You’re at least keeping pace with the storm and sometimes even outrunning it.
Over time, buying a home becomes less about a dream and more about protecting your purchasing power in the real estate market.
2. Equity and “Forced Savings”
With a mortgage, each monthly payment typically has two parts:
- One part goes to interest
- One part reduces the principal and builds equity
That second part is what quietly transfers more of the property into your name over time.
Rent is a pure expense. And mortgage payments (if structured sensibly) become part expense, part investment.
This is called “forced savings” where:
- Many people struggle to consistently move money into investments every month.
- But a bank or lender insisting on a fixed monthly mortgage payment forces that discipline.
After 10–20 years, that discipline compacts into real, measurable equity in a physical asset. This is where the rent vs own Nigeria question tilts strongly towards ownership in the long run.
3. Long-Term Stability, Peace of Mind, and Control
As an owner:
- No landlord can suddenly add 40% to next year’s rent.
- No one can issue a quit notice because they’ve decided to sell.
- You decide when to upgrade, extend, or remodel.
That stability brings genuine peace of mind. It gives you a predictable base for every other financial decision, whether business, schooling, retirement, or investment.
4. Potential for Rental Income and Financial Gains
Ownership can also flip the script completely, so instead of paying rent forever, you can receive it.
Depending on the property and location, owners can:
- Rent out a mini-flat, BQ, or upstairs unit
- Convert part of the home to a studio or short-let
- Buy with the intention of renting everything out while living in a cheaper area
Even if the rent only covers most of the mortgage payment, tenants are effectively helping to build your equity in your asset.
While a renter’s money goes out and disappears, an owner’s money—and sometimes other people’s money—goes into something that can outlive them and create long-run financial gains.
Rent vs Own in Nigeria: Your Options at a Glance
Here’s a quick snapshot of the trade-offs for anyone stuck on whether to rent or buy in Nigeria.

Renting “wins” on flexibility and low entry cost.
Owning “wins” on wealth building, stability, and retirement security.
The smart move is not to demonise renting, but to treat it as a phase, not a permanent lifestyle, when you evaluate rent vs own Nigeria over the long run.
Your Next Move in the Rent vs Own Nigeria Decision
If income is still unstable, debts are heavy, or career direction is unclear, renting can be the safer short-term choice.
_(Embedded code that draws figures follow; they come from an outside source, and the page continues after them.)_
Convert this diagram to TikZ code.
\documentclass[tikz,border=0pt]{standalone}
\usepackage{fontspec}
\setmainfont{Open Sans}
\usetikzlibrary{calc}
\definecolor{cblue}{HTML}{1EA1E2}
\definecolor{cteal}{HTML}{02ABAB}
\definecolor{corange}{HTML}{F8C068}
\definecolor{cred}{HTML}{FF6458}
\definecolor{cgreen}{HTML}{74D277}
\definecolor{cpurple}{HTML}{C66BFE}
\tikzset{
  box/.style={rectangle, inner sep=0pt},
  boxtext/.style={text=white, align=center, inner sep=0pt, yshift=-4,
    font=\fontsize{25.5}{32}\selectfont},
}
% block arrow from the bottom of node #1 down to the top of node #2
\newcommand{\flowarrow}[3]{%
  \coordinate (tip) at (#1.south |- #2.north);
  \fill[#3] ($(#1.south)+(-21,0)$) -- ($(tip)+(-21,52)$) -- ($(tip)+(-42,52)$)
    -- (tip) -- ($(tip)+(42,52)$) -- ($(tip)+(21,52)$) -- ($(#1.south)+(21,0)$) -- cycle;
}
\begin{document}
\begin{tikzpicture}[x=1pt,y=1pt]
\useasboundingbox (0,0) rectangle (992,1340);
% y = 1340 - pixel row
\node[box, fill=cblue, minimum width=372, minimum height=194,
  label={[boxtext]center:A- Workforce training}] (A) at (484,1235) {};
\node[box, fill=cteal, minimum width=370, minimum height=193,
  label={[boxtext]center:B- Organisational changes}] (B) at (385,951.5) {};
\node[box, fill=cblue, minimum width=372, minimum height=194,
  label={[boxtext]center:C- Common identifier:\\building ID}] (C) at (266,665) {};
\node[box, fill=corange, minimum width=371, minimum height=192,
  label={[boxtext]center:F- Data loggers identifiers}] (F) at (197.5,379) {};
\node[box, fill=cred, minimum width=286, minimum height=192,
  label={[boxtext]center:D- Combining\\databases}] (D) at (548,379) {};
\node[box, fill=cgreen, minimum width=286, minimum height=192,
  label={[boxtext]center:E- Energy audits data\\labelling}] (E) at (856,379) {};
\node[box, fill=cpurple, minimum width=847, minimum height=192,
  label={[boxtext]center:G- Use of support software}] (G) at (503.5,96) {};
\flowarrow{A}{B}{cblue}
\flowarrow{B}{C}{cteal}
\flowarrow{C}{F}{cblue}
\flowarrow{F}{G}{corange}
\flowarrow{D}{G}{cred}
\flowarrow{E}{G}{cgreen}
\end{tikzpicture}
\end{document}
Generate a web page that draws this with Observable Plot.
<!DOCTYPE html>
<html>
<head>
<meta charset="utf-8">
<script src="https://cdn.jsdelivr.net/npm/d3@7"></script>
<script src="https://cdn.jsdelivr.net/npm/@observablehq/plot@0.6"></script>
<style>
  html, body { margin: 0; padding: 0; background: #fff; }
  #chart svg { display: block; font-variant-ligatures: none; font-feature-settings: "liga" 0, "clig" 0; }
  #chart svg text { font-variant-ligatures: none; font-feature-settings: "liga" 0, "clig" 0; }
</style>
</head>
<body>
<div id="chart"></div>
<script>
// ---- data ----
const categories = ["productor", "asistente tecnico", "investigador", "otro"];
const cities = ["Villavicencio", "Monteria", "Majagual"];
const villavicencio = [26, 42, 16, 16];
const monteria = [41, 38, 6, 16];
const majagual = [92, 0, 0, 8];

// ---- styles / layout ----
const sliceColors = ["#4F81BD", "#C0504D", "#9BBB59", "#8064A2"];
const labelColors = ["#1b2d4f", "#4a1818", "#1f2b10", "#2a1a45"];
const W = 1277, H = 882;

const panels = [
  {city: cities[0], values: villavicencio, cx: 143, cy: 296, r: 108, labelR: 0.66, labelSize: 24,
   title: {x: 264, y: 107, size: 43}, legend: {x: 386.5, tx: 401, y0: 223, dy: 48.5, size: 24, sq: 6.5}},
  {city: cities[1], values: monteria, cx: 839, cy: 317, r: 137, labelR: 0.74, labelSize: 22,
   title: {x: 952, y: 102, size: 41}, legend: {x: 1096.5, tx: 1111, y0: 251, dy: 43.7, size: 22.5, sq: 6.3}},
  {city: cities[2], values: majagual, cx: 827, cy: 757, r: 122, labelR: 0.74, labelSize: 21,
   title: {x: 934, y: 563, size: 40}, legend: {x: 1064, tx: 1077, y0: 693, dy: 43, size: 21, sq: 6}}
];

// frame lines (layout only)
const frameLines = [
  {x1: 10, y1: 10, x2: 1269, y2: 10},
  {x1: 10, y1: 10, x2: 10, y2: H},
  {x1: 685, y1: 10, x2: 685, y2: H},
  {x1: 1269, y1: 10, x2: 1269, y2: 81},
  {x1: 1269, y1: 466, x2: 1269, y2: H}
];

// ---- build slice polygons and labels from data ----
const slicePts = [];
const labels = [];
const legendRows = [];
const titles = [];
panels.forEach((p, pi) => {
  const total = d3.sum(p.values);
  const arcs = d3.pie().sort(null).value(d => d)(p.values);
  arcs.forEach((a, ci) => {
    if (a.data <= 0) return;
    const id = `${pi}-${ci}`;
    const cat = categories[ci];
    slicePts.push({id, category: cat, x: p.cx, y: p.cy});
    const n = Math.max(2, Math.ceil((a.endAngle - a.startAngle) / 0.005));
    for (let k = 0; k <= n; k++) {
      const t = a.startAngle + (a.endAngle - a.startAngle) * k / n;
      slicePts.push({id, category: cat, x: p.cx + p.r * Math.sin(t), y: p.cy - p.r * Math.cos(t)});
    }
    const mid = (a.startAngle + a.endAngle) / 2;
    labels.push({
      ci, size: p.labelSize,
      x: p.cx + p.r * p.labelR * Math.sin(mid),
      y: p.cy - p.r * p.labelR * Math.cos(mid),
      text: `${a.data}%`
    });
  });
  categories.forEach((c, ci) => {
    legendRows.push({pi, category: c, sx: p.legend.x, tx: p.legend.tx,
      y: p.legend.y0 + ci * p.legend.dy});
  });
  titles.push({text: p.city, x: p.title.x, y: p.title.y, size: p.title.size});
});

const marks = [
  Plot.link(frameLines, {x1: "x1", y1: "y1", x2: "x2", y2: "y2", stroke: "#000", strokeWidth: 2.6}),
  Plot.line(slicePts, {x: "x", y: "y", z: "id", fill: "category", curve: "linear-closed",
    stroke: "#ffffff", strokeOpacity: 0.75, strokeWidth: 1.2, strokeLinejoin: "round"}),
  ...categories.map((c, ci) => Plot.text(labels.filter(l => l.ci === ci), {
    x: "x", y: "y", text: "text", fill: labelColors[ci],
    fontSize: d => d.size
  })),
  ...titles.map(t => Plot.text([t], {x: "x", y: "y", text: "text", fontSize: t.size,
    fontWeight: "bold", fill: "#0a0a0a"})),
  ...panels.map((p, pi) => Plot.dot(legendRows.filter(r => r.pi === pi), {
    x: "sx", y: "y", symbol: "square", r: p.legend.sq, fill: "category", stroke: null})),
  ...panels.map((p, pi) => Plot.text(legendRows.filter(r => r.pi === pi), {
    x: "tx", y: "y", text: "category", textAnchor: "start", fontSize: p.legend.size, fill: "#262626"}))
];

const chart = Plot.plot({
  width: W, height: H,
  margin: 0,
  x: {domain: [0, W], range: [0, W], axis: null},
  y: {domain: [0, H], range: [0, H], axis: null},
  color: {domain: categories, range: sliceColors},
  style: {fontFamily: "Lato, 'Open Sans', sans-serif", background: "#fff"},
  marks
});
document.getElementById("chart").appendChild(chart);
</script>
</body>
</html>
There’s no shame in that, and in the early years renting offers important breathing space.
But as a long-term strategy in a city where:
- Inflation has recently hit the mid-30s,
- Rents have jumped by over 90% in five years in some locations, and
- More than 70% of residents remain tenants, often spending a huge share of their income on shelter,
…staying a tenant forever is extremely risky.
The real question then is not simply “rent or buy?” but more honestly… “For how many more years will renting remain a temporary strategy before the journey toward ownership begins?”
A healthy housing plan looks like this:
- Set a clear “exit date” for renting. For example: “Renting continues for the next 5 years, but during that time the down payment for a starter home will be built.”
- Define a realistic target. Focus on areas and property types within reach of your current or near-future income. Add 15–40% on top of the headline price to cover the true cost of buying, including fees, levies, and any applicable property tax or land use charges.
- Treat housing as a wealth plan, not just a bill. Every rent payment should sit inside a bigger strategy: cutting unnecessary costs, increasing income, and setting aside money for a deposit, not just “surviving another year.”
In the end, you’re choosing between two futures:
- One where your biggest expense, i.e. housing, never ends, and
- One where that same expense eventually turns into your biggest asset.
Renting may be your starting point. But ownership should be the destination.